Rollei · TLR · Fixed lens
Rollei Rolleicord II
Rollei built the Rolleicord line as the budget sibling to the fancier Rolleiflex. Simpler winding, fewer frills, less money in 1936 and less money on the used shelf today. The II ran through the late 1940s, and plenty are still shooting now, because there is almost nothing inside to break. That is exactly why people love it.
You hold it at your waist and look down into a ground-glass screen, big and square, with the scene flipped left to right. That reversal trips everyone up for the first roll. Then your hands learn it and you stop thinking about it. The screen is bright in the center and dims toward the corners, which is the honest weakness of every TLR of this age, and you learn to focus on the middle and trust the rest. A flip-up magnifier helps you nail the ground glass on close work. The taking lens sits below the viewing lens, so parallax creeps in when your subject is near, something to remember on tight portraits.
The shutter is a leaf shutter that tops out around 1/300 and runs down to a full second. The slow speeds tend to drag and buzz after decades in storage, until someone cleans them. There is no mirror, so there is no slap. The release is a soft mechanical tick. You can shoot it in a quiet room and nobody looks up. Twelve frames of 6x6 on a roll of 120, loaded by threading the paper backing across and watching the red window on the back.
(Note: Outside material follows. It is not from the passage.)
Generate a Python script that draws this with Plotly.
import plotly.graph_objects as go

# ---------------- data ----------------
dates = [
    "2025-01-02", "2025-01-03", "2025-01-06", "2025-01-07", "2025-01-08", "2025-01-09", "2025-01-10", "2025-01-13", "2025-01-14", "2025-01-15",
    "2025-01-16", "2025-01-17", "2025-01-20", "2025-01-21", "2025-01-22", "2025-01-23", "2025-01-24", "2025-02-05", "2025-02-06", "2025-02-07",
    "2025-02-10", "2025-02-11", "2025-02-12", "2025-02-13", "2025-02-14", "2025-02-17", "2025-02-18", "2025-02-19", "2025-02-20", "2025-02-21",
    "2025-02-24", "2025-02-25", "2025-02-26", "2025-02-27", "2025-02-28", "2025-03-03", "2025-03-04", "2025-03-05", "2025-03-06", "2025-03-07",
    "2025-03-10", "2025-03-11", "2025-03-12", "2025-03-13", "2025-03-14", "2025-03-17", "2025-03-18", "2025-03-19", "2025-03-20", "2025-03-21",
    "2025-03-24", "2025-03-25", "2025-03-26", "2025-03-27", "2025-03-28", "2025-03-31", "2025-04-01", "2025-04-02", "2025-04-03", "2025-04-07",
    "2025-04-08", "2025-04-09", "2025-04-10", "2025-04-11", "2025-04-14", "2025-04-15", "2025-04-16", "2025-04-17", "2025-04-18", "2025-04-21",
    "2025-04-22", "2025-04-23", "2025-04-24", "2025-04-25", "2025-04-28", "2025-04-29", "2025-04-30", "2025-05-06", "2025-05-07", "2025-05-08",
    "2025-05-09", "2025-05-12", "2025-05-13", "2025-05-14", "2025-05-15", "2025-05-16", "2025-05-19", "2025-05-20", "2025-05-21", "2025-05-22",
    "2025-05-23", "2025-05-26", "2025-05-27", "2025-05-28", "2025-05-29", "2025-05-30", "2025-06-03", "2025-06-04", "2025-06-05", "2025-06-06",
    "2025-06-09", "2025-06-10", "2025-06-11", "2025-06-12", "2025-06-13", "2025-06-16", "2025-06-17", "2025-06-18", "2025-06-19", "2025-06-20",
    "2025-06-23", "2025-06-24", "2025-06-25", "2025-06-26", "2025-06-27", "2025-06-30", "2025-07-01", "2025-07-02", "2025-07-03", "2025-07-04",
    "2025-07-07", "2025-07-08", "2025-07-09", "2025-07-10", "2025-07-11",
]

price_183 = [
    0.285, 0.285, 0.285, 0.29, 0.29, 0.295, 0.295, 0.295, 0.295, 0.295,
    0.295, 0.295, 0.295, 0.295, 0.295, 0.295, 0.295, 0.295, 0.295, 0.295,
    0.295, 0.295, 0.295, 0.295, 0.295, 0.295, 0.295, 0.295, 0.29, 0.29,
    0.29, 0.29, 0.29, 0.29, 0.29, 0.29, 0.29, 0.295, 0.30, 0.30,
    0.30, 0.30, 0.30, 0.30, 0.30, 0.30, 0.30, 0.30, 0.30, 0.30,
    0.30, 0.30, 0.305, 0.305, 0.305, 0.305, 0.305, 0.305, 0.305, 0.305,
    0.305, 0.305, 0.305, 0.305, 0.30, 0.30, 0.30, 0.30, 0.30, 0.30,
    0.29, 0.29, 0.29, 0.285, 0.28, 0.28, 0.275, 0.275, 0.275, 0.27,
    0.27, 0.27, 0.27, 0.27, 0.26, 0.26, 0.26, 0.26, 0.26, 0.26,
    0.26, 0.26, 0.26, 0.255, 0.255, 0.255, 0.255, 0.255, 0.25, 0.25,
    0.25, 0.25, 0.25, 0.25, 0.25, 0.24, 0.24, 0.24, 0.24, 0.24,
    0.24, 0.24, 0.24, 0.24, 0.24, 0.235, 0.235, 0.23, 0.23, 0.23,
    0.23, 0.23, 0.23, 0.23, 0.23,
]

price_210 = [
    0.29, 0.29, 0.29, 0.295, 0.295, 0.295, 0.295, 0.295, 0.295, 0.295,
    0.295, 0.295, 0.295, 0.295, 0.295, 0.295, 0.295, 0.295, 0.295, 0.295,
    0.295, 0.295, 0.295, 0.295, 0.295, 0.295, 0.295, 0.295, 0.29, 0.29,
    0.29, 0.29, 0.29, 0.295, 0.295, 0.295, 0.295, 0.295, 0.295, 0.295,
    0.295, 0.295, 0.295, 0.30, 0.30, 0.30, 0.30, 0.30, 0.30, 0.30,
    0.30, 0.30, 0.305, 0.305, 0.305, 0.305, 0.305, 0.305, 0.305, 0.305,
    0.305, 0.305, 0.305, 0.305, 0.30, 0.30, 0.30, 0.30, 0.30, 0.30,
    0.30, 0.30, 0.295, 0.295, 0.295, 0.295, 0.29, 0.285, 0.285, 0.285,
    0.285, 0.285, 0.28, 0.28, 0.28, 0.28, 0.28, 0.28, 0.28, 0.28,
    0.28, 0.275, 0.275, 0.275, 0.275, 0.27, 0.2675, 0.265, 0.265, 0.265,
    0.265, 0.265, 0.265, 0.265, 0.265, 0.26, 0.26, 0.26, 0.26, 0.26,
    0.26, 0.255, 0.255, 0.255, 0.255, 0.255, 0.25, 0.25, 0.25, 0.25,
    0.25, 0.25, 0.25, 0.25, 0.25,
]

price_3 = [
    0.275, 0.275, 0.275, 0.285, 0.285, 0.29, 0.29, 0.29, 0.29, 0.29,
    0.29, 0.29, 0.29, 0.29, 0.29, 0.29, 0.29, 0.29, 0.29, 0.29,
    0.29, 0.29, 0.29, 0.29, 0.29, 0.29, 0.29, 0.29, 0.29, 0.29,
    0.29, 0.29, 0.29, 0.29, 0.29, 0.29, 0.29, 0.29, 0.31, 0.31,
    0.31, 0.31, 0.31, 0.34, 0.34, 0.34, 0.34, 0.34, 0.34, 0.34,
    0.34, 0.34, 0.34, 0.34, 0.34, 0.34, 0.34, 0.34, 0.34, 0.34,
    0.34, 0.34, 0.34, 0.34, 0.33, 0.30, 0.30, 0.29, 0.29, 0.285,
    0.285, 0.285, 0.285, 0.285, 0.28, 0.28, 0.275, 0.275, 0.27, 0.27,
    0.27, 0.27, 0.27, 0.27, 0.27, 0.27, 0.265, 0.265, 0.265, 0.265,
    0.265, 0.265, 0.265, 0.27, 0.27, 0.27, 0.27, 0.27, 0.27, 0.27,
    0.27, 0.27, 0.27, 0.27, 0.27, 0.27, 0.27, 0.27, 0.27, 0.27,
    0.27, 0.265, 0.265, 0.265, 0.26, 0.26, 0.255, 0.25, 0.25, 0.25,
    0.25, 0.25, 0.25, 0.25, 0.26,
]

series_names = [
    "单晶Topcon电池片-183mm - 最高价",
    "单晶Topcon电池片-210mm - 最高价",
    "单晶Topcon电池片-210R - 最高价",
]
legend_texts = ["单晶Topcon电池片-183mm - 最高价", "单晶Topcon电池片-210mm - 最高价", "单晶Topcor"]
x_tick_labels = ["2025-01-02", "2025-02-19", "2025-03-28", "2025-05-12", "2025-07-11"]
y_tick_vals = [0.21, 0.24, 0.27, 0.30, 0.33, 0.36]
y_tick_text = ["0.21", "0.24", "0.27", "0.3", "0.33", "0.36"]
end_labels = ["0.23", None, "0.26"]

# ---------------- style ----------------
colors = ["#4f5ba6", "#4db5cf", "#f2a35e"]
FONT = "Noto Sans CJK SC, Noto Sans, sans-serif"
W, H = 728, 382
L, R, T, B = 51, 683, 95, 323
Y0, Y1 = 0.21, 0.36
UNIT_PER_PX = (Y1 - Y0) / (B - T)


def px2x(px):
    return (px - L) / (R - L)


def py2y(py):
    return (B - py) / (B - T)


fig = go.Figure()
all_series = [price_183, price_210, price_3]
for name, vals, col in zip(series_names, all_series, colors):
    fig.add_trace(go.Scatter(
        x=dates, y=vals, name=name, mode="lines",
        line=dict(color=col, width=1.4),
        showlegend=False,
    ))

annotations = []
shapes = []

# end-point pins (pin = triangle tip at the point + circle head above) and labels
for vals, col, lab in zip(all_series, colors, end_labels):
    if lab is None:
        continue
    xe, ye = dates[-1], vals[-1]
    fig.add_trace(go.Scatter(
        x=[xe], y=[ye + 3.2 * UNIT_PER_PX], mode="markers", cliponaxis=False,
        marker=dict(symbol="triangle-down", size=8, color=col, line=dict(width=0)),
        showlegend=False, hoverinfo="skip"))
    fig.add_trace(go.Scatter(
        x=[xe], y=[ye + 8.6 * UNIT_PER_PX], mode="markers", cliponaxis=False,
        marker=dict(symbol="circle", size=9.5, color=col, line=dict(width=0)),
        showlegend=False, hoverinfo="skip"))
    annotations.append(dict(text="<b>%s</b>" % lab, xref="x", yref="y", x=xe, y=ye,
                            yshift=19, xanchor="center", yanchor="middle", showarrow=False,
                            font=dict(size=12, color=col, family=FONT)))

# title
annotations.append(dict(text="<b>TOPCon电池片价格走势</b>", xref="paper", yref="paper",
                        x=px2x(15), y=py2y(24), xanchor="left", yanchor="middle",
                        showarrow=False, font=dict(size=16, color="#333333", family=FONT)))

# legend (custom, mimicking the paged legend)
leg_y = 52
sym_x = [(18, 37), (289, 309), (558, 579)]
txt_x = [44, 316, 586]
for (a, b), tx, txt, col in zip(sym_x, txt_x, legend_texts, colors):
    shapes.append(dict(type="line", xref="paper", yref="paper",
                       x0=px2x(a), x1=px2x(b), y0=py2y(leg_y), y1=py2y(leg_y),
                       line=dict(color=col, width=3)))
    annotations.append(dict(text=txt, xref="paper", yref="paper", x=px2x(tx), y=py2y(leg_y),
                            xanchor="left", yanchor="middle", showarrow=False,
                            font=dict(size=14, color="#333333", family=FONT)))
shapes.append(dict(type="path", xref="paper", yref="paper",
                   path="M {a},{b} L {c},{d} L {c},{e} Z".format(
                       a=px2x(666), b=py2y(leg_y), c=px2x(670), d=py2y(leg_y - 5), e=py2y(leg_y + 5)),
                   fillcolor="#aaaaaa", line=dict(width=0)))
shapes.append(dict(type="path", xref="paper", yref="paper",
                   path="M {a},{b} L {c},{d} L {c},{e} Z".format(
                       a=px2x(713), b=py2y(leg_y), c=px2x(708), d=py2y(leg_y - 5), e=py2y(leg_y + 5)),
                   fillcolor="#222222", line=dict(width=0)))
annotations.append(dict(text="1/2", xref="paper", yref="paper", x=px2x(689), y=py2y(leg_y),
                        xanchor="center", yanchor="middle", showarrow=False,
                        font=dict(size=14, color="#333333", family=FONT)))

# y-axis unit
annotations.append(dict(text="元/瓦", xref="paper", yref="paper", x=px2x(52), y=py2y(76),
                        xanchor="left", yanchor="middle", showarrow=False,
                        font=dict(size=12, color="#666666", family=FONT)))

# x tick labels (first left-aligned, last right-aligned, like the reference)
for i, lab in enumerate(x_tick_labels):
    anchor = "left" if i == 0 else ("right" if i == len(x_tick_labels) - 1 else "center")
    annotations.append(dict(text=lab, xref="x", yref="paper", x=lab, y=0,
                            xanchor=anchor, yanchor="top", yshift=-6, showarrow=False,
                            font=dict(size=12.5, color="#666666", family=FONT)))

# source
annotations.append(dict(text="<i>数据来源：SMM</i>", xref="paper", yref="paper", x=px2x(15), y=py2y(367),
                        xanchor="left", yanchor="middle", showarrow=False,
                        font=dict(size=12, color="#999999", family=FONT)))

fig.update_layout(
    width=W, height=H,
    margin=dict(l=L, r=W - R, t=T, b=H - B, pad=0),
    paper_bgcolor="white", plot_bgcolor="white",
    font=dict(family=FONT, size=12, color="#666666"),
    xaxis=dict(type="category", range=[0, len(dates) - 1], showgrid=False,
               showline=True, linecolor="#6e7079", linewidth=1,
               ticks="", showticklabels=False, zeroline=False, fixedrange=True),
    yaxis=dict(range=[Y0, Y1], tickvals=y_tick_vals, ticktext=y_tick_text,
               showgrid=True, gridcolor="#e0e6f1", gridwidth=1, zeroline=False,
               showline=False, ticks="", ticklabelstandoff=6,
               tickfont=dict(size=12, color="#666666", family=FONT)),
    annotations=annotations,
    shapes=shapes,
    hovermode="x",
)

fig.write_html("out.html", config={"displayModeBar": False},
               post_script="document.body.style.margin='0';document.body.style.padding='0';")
There is no meter. None. Rollei never built one into the II, so you are placing every exposure yourself, and that is where an incident or spot reading from the Zone Light Meter app earns its keep. Read the shadows, set the aperture and that 1/300-down shutter, and shoot. Because the leaf shutter syncs flash at every speed up to its top, you can drag a daylight-fill flash at 1/300 wide open, something a focal-plane camera of the same era simply cannot do.
What you get for your money today is a real medium-format negative from a camera that costs less than a decent zoom lens. People cross-shop it against the Yashica-Mat and the later Rolleiflex Automat, and the honest answer is that the Rolleicord is slower to use and the finder is dimmer than a postwar body. But the Zeiss Triotar on the front holds its own, and the whole thing is compact and easy to carry for a medium-format body. Buy one with a clean shutter and an intact film advance, ignore the missing meter, and you have a camera that will keep working long after the gear that replaced it has died.
How the app handles this body
- Metering: Take an incident or spot reading in the app and place your shadows on a chosen zone, then dial that exposure in. On a body with no meter, or one whose cell has drifted with age, the app is the meter you trust.
- Leaf shutter: The shutter sits in the lens, so it syncs flash at every speed instead of topping out at a body X-sync. Daylight fill stays open at any aperture, and the app's shutter ladder covers the leaf range.